WHAT THE EXERCISE ASKS
Extract, in full, the lines below, beginning at the first and ending with the line that contains "from bokeh.resources import INLINE". Pictures do not belong in the copy.
-------- DATASET RECORDS --------
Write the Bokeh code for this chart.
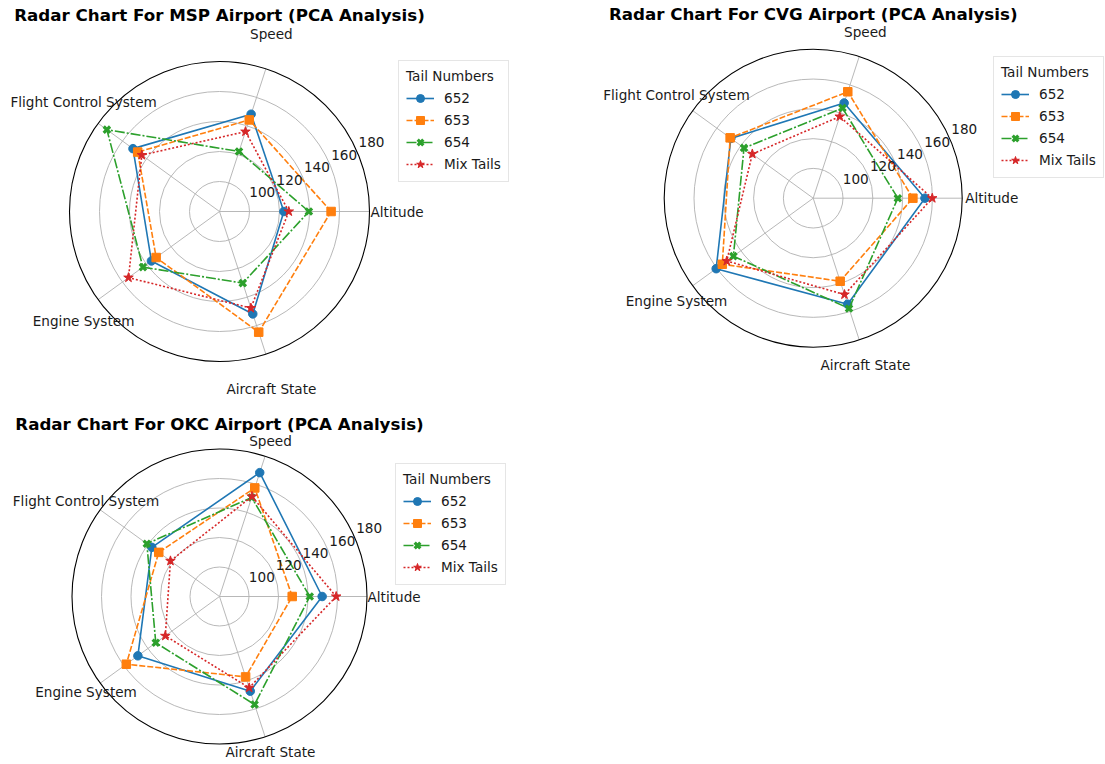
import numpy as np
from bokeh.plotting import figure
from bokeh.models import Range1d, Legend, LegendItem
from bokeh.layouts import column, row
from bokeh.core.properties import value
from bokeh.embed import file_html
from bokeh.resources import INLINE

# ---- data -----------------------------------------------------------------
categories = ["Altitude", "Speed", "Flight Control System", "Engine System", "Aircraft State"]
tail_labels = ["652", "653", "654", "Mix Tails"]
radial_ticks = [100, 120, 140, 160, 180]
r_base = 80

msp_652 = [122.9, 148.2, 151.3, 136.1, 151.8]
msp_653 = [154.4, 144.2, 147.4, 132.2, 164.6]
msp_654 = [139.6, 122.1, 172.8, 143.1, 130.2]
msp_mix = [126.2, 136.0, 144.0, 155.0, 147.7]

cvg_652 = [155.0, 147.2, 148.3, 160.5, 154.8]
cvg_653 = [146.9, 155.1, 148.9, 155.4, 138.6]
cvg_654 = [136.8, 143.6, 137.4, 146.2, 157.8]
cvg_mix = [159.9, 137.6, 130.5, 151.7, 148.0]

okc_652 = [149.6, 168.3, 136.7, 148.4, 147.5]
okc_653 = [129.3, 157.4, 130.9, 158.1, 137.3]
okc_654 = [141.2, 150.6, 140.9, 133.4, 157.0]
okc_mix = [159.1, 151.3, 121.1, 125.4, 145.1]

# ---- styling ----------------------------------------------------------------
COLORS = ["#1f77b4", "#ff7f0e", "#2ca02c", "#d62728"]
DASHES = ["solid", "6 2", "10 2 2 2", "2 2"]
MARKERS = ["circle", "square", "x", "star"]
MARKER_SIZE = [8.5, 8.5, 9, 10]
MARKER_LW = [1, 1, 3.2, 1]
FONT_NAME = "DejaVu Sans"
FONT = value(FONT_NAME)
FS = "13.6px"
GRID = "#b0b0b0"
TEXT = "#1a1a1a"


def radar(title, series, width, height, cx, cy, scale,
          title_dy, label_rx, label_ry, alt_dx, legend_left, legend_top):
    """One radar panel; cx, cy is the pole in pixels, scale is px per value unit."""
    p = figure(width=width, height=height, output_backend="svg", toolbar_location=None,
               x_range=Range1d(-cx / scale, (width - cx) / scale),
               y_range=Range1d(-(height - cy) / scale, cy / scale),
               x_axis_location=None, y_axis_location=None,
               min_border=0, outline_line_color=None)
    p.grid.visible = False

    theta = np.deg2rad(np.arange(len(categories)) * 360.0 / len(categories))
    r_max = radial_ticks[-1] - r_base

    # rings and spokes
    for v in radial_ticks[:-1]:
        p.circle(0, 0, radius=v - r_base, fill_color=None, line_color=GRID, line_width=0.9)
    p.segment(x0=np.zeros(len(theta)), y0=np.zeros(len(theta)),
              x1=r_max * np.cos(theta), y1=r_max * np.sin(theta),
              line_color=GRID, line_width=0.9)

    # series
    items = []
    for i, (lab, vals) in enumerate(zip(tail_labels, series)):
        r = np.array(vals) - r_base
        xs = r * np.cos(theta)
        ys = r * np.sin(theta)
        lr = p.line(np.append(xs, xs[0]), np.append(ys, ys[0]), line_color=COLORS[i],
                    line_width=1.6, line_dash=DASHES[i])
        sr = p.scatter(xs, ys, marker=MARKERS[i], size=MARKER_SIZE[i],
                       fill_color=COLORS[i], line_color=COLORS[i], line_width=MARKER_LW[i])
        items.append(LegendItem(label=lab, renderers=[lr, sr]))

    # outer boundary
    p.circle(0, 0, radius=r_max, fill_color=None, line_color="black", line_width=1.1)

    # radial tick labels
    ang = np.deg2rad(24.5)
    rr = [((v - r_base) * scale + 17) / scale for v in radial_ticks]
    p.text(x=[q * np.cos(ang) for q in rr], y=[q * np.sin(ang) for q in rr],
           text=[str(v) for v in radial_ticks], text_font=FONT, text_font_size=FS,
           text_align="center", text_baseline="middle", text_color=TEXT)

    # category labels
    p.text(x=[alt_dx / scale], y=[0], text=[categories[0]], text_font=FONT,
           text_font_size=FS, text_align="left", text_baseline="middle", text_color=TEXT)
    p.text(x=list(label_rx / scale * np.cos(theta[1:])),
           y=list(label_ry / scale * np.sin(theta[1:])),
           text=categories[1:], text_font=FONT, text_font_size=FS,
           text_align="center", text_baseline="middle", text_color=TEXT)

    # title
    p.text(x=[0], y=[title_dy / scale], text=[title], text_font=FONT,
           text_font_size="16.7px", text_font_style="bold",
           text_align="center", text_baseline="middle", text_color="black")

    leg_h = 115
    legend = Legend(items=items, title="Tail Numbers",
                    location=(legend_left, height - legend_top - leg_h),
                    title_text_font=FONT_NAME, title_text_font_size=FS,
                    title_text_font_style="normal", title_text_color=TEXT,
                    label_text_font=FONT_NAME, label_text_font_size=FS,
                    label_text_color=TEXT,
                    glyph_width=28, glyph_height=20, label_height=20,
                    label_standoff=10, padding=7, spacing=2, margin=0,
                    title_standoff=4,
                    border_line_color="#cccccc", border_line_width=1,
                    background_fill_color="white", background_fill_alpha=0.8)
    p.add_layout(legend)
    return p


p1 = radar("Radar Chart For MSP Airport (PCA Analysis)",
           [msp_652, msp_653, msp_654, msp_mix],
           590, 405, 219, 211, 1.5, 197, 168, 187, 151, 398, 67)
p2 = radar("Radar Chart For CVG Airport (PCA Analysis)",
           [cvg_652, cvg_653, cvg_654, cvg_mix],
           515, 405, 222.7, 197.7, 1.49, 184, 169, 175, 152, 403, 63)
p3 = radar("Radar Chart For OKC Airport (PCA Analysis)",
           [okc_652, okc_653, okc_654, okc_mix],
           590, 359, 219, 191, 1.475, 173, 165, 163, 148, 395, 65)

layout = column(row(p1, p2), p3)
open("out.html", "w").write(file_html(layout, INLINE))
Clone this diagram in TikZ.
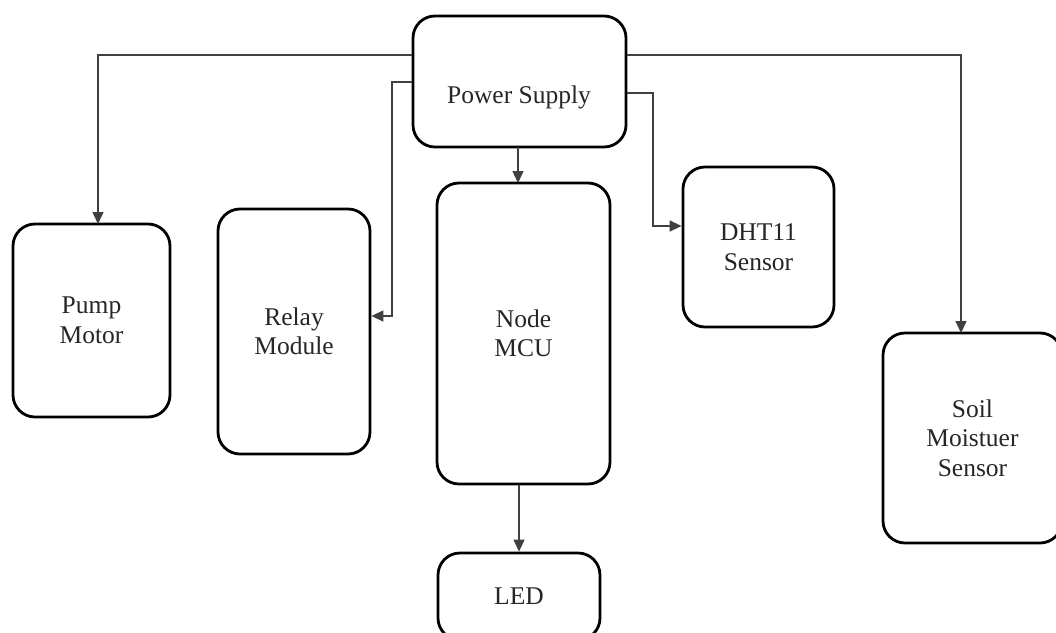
--------
COMPLETED EXERCISE
Write the Bokeh code for this chart.
import numpy as np
from bokeh.plotting import figure
from bokeh.models import Range1d, Legend, LegendItem
from bokeh.layouts import column, row
from bokeh.core.properties import value
from bokeh.embed import file_html
from bokeh.resources import INLINE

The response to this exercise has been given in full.